Anyway, back to the Champs Elysee: Then, once you get past the metro stop George V, a whole different street commences. It stretches for almost a mile until you reach the Place de la Concorde and the Tuilireres. Right there, a Ferris Wheel has been set up; it turns night and day and—you guessed it—lights up as well. So, on the street, small, house-shaped booths are set up side by side. They sell everything from hats to hot wine to scarves to jewelry to crepes to Russian dolls to cheese to knitted wear to small electronic toys. It’s all quite fun to walk down. The crowds can be a bit crushing so you have to make sure you don’t lose whoever you’re walking with, but it’s all good, holiday fun.

There is a gigantic Christmas tree in front of Notre Dame de Paris. Also, in almost every large church and cathedral there is a manger set up inside. What’s fun about this is that they almost all look different. Sure, all the important figures are there, but the style of the statues depends on the church they’re placed in. For example, the manger on Notre Dame is mostly plain and done in a kind of more minimalist style. But the manger in Saint Sulpice is colorful and bright.

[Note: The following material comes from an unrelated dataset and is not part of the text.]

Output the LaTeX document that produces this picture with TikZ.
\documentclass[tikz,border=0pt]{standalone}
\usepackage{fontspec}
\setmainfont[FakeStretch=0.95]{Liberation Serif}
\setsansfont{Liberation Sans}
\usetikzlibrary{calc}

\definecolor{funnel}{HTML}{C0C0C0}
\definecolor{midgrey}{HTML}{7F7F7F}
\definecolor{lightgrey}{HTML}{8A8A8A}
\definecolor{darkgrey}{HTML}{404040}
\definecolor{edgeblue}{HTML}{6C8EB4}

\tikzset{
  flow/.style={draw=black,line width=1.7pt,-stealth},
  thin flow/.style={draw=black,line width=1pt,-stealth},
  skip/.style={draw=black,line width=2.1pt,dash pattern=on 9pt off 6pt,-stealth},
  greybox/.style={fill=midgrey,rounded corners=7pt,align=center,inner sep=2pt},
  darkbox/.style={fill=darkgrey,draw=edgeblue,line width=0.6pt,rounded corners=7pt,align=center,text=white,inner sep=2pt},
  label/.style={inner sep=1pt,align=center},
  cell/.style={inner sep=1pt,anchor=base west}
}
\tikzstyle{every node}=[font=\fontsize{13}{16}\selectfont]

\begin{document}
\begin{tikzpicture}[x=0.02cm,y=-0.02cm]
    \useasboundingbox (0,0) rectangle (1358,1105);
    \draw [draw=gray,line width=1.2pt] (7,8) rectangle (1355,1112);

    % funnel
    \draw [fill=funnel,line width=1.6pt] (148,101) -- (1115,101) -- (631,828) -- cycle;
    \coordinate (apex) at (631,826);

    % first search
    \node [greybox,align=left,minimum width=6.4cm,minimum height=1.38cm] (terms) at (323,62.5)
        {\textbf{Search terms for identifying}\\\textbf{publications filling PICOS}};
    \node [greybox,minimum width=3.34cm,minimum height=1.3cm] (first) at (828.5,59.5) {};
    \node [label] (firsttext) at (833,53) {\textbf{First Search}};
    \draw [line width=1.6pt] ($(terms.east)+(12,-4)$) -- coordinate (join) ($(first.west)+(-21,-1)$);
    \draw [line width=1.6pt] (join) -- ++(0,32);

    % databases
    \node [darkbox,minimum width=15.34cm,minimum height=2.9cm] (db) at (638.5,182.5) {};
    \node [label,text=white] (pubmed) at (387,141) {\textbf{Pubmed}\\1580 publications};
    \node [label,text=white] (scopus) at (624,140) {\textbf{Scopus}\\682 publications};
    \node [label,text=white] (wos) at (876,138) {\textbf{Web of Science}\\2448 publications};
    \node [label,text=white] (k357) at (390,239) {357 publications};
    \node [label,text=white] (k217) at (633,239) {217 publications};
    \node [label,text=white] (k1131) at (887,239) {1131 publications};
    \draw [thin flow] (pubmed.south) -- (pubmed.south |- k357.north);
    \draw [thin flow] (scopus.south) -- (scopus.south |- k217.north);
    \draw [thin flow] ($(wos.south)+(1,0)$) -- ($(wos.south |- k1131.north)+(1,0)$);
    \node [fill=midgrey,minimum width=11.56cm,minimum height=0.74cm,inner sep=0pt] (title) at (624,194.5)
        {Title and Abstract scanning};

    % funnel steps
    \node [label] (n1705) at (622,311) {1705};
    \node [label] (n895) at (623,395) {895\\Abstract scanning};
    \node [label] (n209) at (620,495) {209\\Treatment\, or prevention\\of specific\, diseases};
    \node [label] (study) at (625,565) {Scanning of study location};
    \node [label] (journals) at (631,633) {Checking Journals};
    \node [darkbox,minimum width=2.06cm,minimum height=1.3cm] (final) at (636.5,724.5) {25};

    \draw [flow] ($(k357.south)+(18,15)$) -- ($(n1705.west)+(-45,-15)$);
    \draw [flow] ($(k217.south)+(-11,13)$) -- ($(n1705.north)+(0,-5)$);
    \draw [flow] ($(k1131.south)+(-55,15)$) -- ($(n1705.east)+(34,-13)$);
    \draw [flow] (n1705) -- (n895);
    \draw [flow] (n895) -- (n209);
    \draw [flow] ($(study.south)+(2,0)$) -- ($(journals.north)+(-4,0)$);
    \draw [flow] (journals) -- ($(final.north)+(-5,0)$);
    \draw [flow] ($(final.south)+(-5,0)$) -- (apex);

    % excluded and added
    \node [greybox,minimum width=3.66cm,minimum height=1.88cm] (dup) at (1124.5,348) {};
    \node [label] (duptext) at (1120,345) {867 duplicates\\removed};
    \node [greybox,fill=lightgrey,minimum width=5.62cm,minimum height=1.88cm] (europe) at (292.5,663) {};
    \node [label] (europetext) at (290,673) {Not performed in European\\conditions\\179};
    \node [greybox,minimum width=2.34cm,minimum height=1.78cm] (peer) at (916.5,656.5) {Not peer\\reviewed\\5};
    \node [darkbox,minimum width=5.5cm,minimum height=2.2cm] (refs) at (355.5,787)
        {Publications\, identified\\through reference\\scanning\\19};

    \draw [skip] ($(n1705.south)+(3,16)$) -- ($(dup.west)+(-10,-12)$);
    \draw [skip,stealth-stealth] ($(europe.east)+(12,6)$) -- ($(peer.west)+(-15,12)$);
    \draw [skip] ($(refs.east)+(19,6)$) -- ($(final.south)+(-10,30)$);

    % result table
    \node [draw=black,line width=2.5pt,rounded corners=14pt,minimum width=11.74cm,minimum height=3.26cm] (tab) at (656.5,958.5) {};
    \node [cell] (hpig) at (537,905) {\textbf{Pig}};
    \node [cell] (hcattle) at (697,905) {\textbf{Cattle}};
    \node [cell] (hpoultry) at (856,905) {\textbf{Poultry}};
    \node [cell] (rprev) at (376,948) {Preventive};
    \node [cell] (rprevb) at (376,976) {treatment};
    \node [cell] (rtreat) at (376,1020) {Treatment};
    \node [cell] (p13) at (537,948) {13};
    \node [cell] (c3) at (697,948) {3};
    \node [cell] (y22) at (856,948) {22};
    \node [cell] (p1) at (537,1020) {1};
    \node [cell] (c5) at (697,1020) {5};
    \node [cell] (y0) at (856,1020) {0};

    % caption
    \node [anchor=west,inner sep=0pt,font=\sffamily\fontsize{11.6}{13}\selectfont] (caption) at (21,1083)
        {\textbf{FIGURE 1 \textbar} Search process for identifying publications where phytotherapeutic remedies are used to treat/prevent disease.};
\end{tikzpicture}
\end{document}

It has been snowing rather frequently here; it’s actually snowing as I type. Most of it turns to slush right away, which makes walking a bit difficult but it’s all worth it in the end. Still, when I walk home I can see small children trying to catch snowflakes on their tongues. That makes me happy.

Finally, to describe my street: the entire road is decked out with strings of lights hanging between the buildings. On the lines there are these weird looking metal cages. They actually look like jellyfish with strings of electric lights dangling from the upper circle. It’s a bit hard to explain but it’s quite nice to see. The lights go down the entire street and make it seem like it’s nearly daylight.

So yes, Christmas spirit in Paris. Ever so wonderful.